One-Sample T-Test

What Is the One-Sample T-Test?

The one-sample t-test is used when you want to compare the average of a single group of observations to a specific known or hypothesized value. Unlike the independent or paired t-tests, which compare two sets of scores, the one-sample version asks a simpler question: does the mean of my sample differ from a particular number?

Why Do We Need It?

Imagine an educational researcher who knows that the national average score on a standardized reading test is 100. She collects data from 40 students at a particular school and finds their average is 105. That looks higher — but could the difference simply reflect the kind of random variation you would expect from any sample of 40 students? The one-sample t-test answers this question by telling you whether your sample mean is far enough from the reference value that the difference is unlikely to be due to chance.

How Does It Differ from a Z-Test?

You may come across a related test called the z-test, which answers the same basic question. The crucial difference lies in what you know about the population. A z-test requires you to know the population standard deviation — that is, the true spread of scores in the entire population. In practice, we almost never know this value. The one-sample t-test was developed precisely for this common situation: it uses thesample standard deviation as an estimate of the population spread. Because this introduces extra uncertainty, the t-test relies on a slightly wider distribution (the t-distribution) rather than the normal distribution used by the z-test. As sample size grows, the t-distribution closely resembles the normal distribution, so the two tests give nearly identical results with large samples.

How Does It Work?

The test computes a t-statistic by taking the difference between your sample mean and the hypothesized value and dividing it by the standard error of the mean. The standard error measures how much you would expect a sample mean to bounce around from one random sample to the next; it is calculated by dividing the sample standard deviation by the square root of the sample size.
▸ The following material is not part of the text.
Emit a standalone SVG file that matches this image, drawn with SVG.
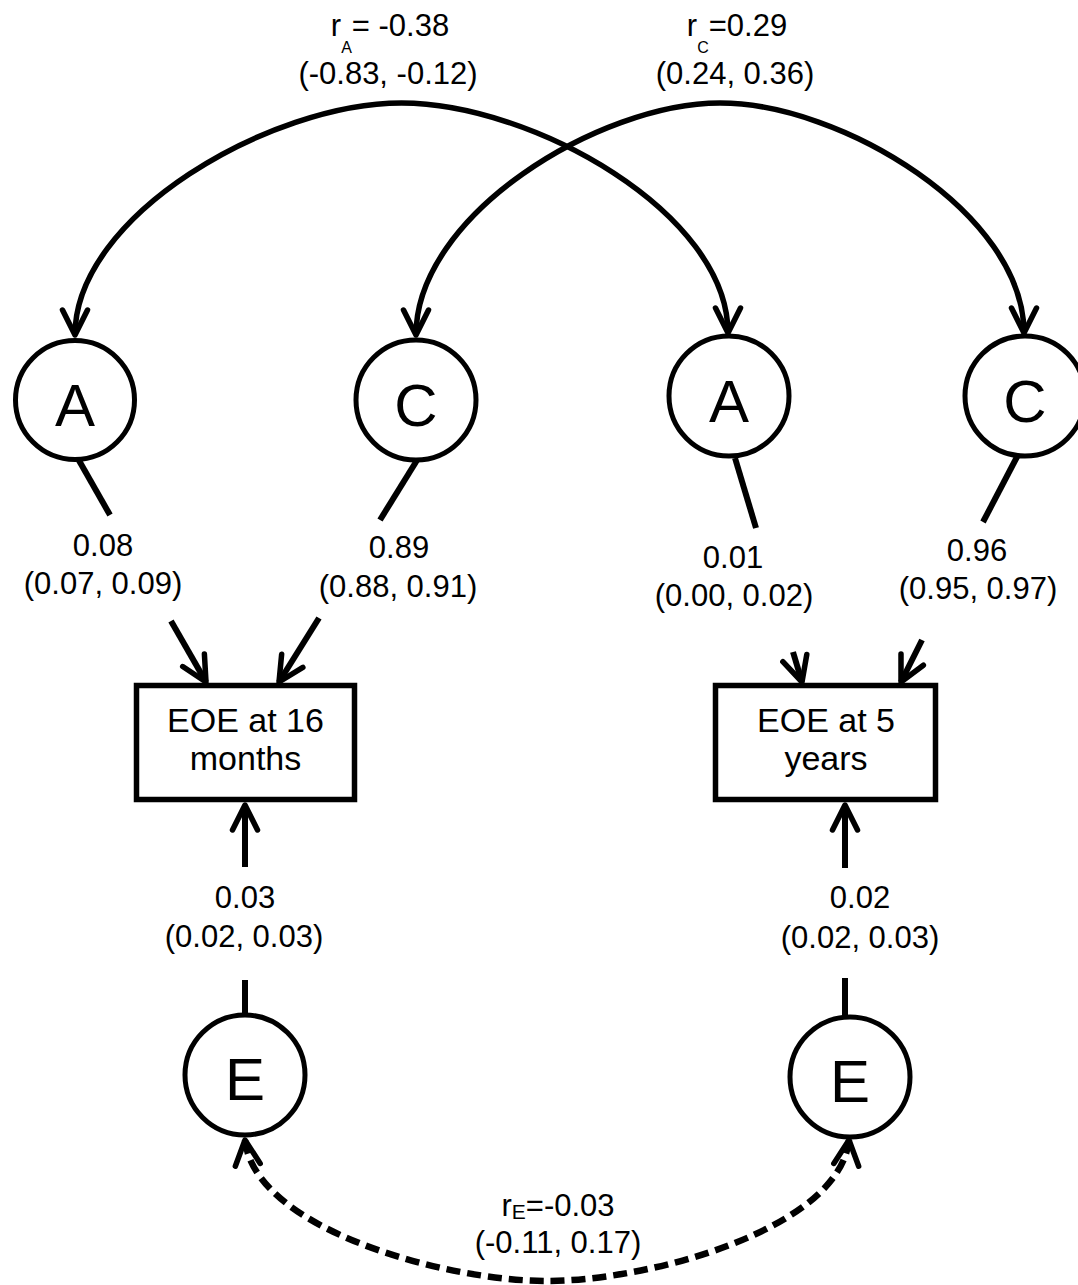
<svg xmlns="http://www.w3.org/2000/svg" width="1078" height="1285" viewBox="0 0 1078 1285">
  <style>
    .bg { fill: #ffffff; }
    .latent { fill: #ffffff; stroke: #000000; stroke-width: 5; }
    .observed { fill: #ffffff; stroke: #000000; stroke-width: 5.5; }
    .path { fill: none; stroke: #000000; stroke-width: 6; stroke-linecap: butt; }
    .cov { fill: none; stroke: #000000; stroke-width: 5.5; }
    .cov-e { fill: none; stroke: #000000; stroke-width: 6.5; stroke-dasharray: 14 7; }
    .lbl { font-family: "Liberation Sans", Arial, sans-serif; font-size: 31px; fill: #000000; text-anchor: middle; }
    .box-lbl { font-family: "Liberation Sans", Arial, sans-serif; font-size: 34px; fill: #000000; text-anchor: middle; }
    .node-lbl { font-family: "Liberation Sans", Arial, sans-serif; font-size: 60px; fill: #000000; text-anchor: middle; }
  </style>
  <defs>
    <marker id="head" markerUnits="userSpaceOnUse" markerWidth="40" markerHeight="40" viewBox="-32 -20 40 40" refX="0" refY="0" orient="auto-start-reverse" overflow="visible">
      <path d="M -25 -12.5 L 0 0 L -25 12.5" fill="none" stroke="#000000" stroke-width="5.5" stroke-linecap="round" stroke-linejoin="round" stroke-dasharray="none"/>
    </marker>
  </defs>

  <rect class="bg" x="0" y="0" width="1078" height="1285"/>

  <!-- connectors: covariance arcs and path coefficients -->
  <g id="connectors">
    <!-- genetic correlation between the two A factors -->
    <path class="cov" d="M 75 335 C 75 215, 271 103, 401.5 103 C 532 103, 728 213, 728 333" marker-start="url(#head)" marker-end="url(#head)"/>
    <!-- shared-environment correlation between the two C factors -->
    <path class="cov" d="M 416 335 C 416 215, 599 103, 720 103 C 841 103, 1024 213, 1024 333" marker-start="url(#head)" marker-end="url(#head)"/>
    <!-- non-shared environment correlation -->
    <path class="cov-e" d="M 245 1140 C 255 1230, 447 1281, 547 1281 C 647 1281, 839 1230, 849 1140" marker-start="url(#head)" marker-end="url(#head)"/>

    <!-- A (16 months) to EOE at 16 months -->
    <line class="path" x1="77" y1="457" x2="110" y2="515"/>
    <line class="path" x1="171" y1="621" x2="206" y2="682" marker-end="url(#head)"/>
    <!-- C (16 months) to EOE at 16 months -->
    <line class="path" x1="419" y1="457" x2="380" y2="520"/>
    <line class="path" x1="319" y1="618" x2="279" y2="682" marker-end="url(#head)"/>
    <!-- A (5 years) to EOE at 5 years -->
    <line class="path" x1="735" y1="458" x2="756" y2="528"/>
    <line class="path" x1="793" y1="652" x2="802" y2="682" marker-end="url(#head)"/>
    <!-- C (5 years) to EOE at 5 years -->
    <line class="path" x1="1018" y1="455" x2="983" y2="522"/>
    <line class="path" x1="922" y1="640" x2="901" y2="682" marker-end="url(#head)"/>
    <!-- E factors to their measures -->
    <line class="path" x1="245" y1="1014" x2="245" y2="980"/>
    <line class="path" x1="245" y1="867" x2="245" y2="805" marker-end="url(#head)"/>
    <line class="path" x1="845" y1="1016" x2="845" y2="978"/>
    <line class="path" x1="845" y1="868" x2="845" y2="805" marker-end="url(#head)"/>
  </g>

  <!-- coefficient labels -->
  <g id="labels">
    <text class="lbl" x="390" y="36">r<tspan font-size="16" dy="17">A</tspan><tspan dy="-17">= -0.38</tspan></text>
    <text class="lbl" x="388" y="84">(-0.83, -0.12)</text>
    <text class="lbl" x="737" y="36">r<tspan font-size="16" dy="17">C</tspan><tspan dy="-17">=0.29</tspan></text>
    <text class="lbl" x="735" y="84">(0.24, 0.36)</text>

    <text class="lbl" x="103" y="556">0.08</text>
    <text class="lbl" x="103" y="594">(0.07, 0.09)</text>
    <text class="lbl" x="399" y="558">0.89</text>
    <text class="lbl" x="398" y="597">(0.88, 0.91)</text>
    <text class="lbl" x="733" y="568">0.01</text>
    <text class="lbl" x="734" y="606">(0.00, 0.02)</text>
    <text class="lbl" x="977" y="561">0.96</text>
    <text class="lbl" x="978" y="599">(0.95, 0.97)</text>

    <text class="lbl" x="245" y="908">0.03</text>
    <text class="lbl" x="244" y="947">(0.02, 0.03)</text>
    <text class="lbl" x="860" y="908">0.02</text>
    <text class="lbl" x="860" y="948">(0.02, 0.03)</text>

    <text class="lbl" x="558" y="1216">r<tspan font-size="21" dy="3">E</tspan><tspan dy="-3">=-0.03</tspan></text>
    <text class="lbl" x="558" y="1253">(-0.11, 0.17)</text>
  </g>

  <!-- latent factors, 16 months -->
  <g id="A1">
    <circle class="latent" cx="75" cy="400" r="59.5"/>
    <text class="node-lbl" x="75" y="426">A</text>
  </g>
  <g id="C1">
    <circle class="latent" cx="416" cy="400" r="60"/>
    <text class="node-lbl" x="416" y="426">C</text>
  </g>
  <!-- latent factors, 5 years -->
  <g id="A2">
    <circle class="latent" cx="729" cy="396" r="60"/>
    <text class="node-lbl" x="729" y="422">A</text>
  </g>
  <g id="C2">
    <circle class="latent" cx="1025" cy="396" r="60"/>
    <text class="node-lbl" x="1025" y="422">C</text>
  </g>

  <!-- measured variables -->
  <g id="EOE16">
    <rect class="observed" x="136.5" y="685.5" width="218" height="114"/>
    <text class="box-lbl" x="245.5" y="732">EOE at 16</text>
    <text class="box-lbl" x="245.5" y="770">months</text>
  </g>
  <g id="EOE5">
    <rect class="observed" x="715.5" y="685.5" width="220" height="114"/>
    <text class="box-lbl" x="826" y="732">EOE at 5</text>
    <text class="box-lbl" x="826" y="770">years</text>
  </g>

  <!-- non-shared environment factors -->
  <g id="E1">
    <circle class="latent" cx="245" cy="1075" r="60"/>
    <text class="node-lbl" x="245" y="1100">E</text>
  </g>
  <g id="E2">
    <circle class="latent" cx="850" cy="1077" r="60"/>
    <text class="node-lbl" x="850" y="1102">E</text>
  </g>
</svg>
A larger absolute t-value means the sample mean is further from the hypothesized value relative to the variability in your data. The test then gives you a p-value, which is the probability of seeing a t-value at least as extreme as yours if the true population mean really were equal to the hypothesized value. If the p-value falls below your significance level (typically 0.05), you conclude that your sample mean is significantly different from the reference value.
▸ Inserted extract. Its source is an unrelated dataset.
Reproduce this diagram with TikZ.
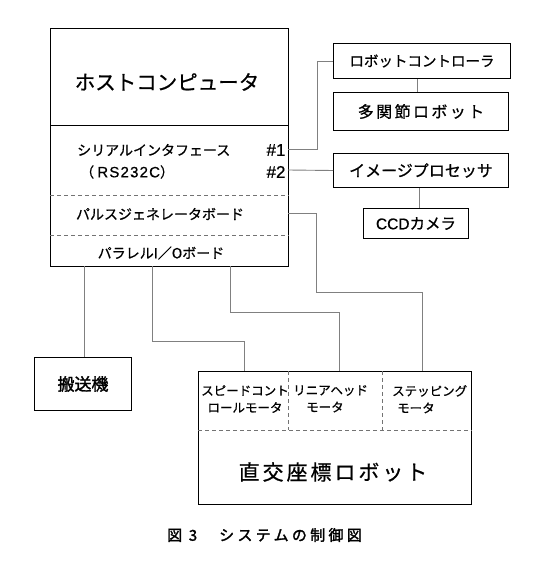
\documentclass[tikz,border=0pt]{standalone}
\usepackage{fontspec}
\newfontfamily\jp{Noto Sans CJK JP}[FakeBold=0.7]
\newfontfamily\jpb{Noto Sans CJK JP}[FakeBold=1.8]
\newfontfamily\lat{Liberation Sans}[FakeBold=0.7]
\begin{document}
\begin{tikzpicture}[x=1pt,y=-1pt,
 box/.style={draw=black, line width=1pt, inner sep=0pt, anchor=north west, align=center},
 conn/.style={draw=black!50, line width=0.9pt},
 sepline/.style={draw=black!55, line width=0.8pt, dash pattern=on 4pt off 3pt},
 lbl/.style={font=\jp\fontsize{14}{16}\selectfont, inner sep=0pt},
 mlbl/.style={font=\jp\fontsize{12.5}{17}\selectfont, inner sep=0pt, align=left, anchor=north west},
]
\useasboundingbox (0,0) rectangle (539,569);
% host computer
\node[box, minimum width=238pt, minimum height=238pt] (host) at (50,28) {};
\draw[line width=0.8pt] (host.west |- 0,125) -- (host.east |- 0,125);
\draw[sepline] (host.west |- 0,195) -- (host.east |- 0,195);
\draw[sepline] (host.west |- 0,235) -- (host.east |- 0,235);
\node[lbl, font=\jp\fontsize{20.5}{24}\selectfont] (hosttitle) at (167,82) {ホストコンピュータ};
\node[lbl, anchor=west] (serial) at (77,150) {シリアルインタフェース};
\node[lbl, anchor=west] (rs) at (80,172) {（ {\lat\fontsize{15}{16}\selectfont\addfontfeature{LetterSpace=8}RS232C}）};
\node[lbl, font=\lat\fontsize{17}{18}\selectfont] (n1) at (276,150) {\#1};
\node[lbl, font=\lat\fontsize{17}{18}\selectfont] (n2) at (276,172) {\#2};
\node[lbl] (pulse) at (160,214) {パルスジェネレータボード};
\node[lbl] (para) at (161,253) {パラレルI／Oボード};
% right column
\node[box, minimum width=177pt, minimum height=35pt, font=\jp\fontsize{14.5}{16}\selectfont] (rc) at (333,43) {ロボットコントローラ};
\node[box, minimum width=175pt, minimum height=38pt, font=\jp\fontsize{16}{18}\selectfont\addfontfeature{LetterSpace=15}] (mr) at (333,92) {多関節ロボット};
\node[box, minimum width=175pt, minimum height=34pt, font=\jp\fontsize{16}{18}\selectfont] (ip) at (333,153) {イメージプロセッサ};
\node[box, minimum width=105pt, minimum height=30pt, font=\jp\fontsize{15.5}{18}\selectfont] (ccd) at (363,208) {{\lat\fontsize{15.5}{18}\selectfont CCD}カメラ};
% bottom
\node[box, minimum width=97pt, minimum height=53pt, font=\jpb\fontsize{17}{18}\selectfont] (conv) at (34,357) {搬送機};
\node[box, minimum width=273pt, minimum height=133pt] (robot) at (198,371) {};
\draw[sepline] (robot.west |- 0,430) -- (robot.east |- 0,430);
\draw[sepline] (288,371) -- (288,430);
\draw[sepline] (382,371) -- (382,430);
\node[mlbl, align=center, anchor=north] (m1) at (245,385) {スピードコント\\ロールモータ};
\node[mlbl] (m2) at (293,385) {リニアヘッド\\\hspace*{13pt}モータ};
\node[mlbl] (m3) at (392,385) {ステッピング\\\hspace*{5pt}モータ};
\node[lbl, font=\jp\fontsize{21}{24}\selectfont\addfontfeature{LetterSpace=14}] (rtitle) at (333,472) {直交座標ロボット};
% caption
\node[lbl, anchor=west, font=\jpb\fontsize{15}{16}\selectfont\addfontfeature{LetterSpace=22}] (cap) at (167,535) {図 3\hspace{22pt}システムの制御図};
% ports
\coordinate (h1) at (288,149);
\coordinate (h2) at (288,170);
\coordinate (h3) at (288,213);
\coordinate (b1) at (84,266);
\coordinate (b2) at (152,266);
\coordinate (b3) at (230,266);
\coordinate (r1) at (244,371);
\coordinate (r2) at (339,371);
\coordinate (r3) at (422,371);
% connectors
\draw[conn] (h1) -- (317,149) |- (rc.west);
\draw[conn] (h2) -- (ip.west);
\draw[conn] (h3) -- (316,213) -- (316,292) -| (r3);
\draw[conn] (rc.south -| 417,0) -- (mr.north -| 417,0);
\draw[conn] (ip.south -| 419,0) -- (ccd.north -| 419,0);
\draw[conn] (b1) -- (conv.north -| b1);
\draw[conn] (b2) -- (152,341) -| (r1);
\draw[conn] (b3) -- (230,312) -| (r2);
\end{tikzpicture}
\end{document}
What Does the Result Mean?

A significant result tells you that it would be very unlikely to observe a sample mean as far from the hypothesized value as yours if the population mean truly equalled that value. In our reading-test example, a significant result would suggest that students at the school really do score differently from the national average. A non-significant result means you do not have sufficient evidence to conclude that the school's average differs from the national figure — but it does not prove the two are identical.

Key Assumptions

  • Continuous data: The variable you are measuring should be on a continuous (interval or ratio) scale — for example, test scores, reaction times, or weights.
  • Independence: Each observation should be independent of the others. Collecting one score should not influence any other score in your sample.
  • Approximate normality: The data should be roughly normally distributed. With larger samples (typically 30 or more), the test is robust to moderate departures from normality because the sampling distribution of the mean becomes approximately normal regardless of the shape of the underlying data.
  • No severe outliers: Extreme values can distort the sample mean and inflate the standard deviation, potentially misleading the test. Always check your data for outliers before running the analysis.

When to Use It

Use the one-sample t-test whenever you have one group of observations and a specific reference value you want to compare them against. This reference might be a population mean published in the literature, a benchmark target, or a theoretically meaningful number (like zero). If instead you want to compare two groups of different people, you need an independent samples t-test. If you are comparing two measurements from the same people, you need a paired samples t-test.

A Quick Example

A nutritionist wants to know if the average daily calorie intake of a group of university students differs from the recommended 2,000 calories. She surveys 50 students and finds a mean intake of 2,180 calories with a standard deviation of 420. She runs a one-sample t-test comparing the sample mean to 2,000. The resulting t-value is 3.03, with a p-value of 0.004. Because 0.004 is well below 0.05, she concludes that the students' average intake is significantly higher than the recommended level.

The one-sample t-test is a foundational tool for situations where you have a clear benchmark and want to know whether your data deviate from it. It is simple to compute, easy to interpret, and widely applicable across the social and health sciences.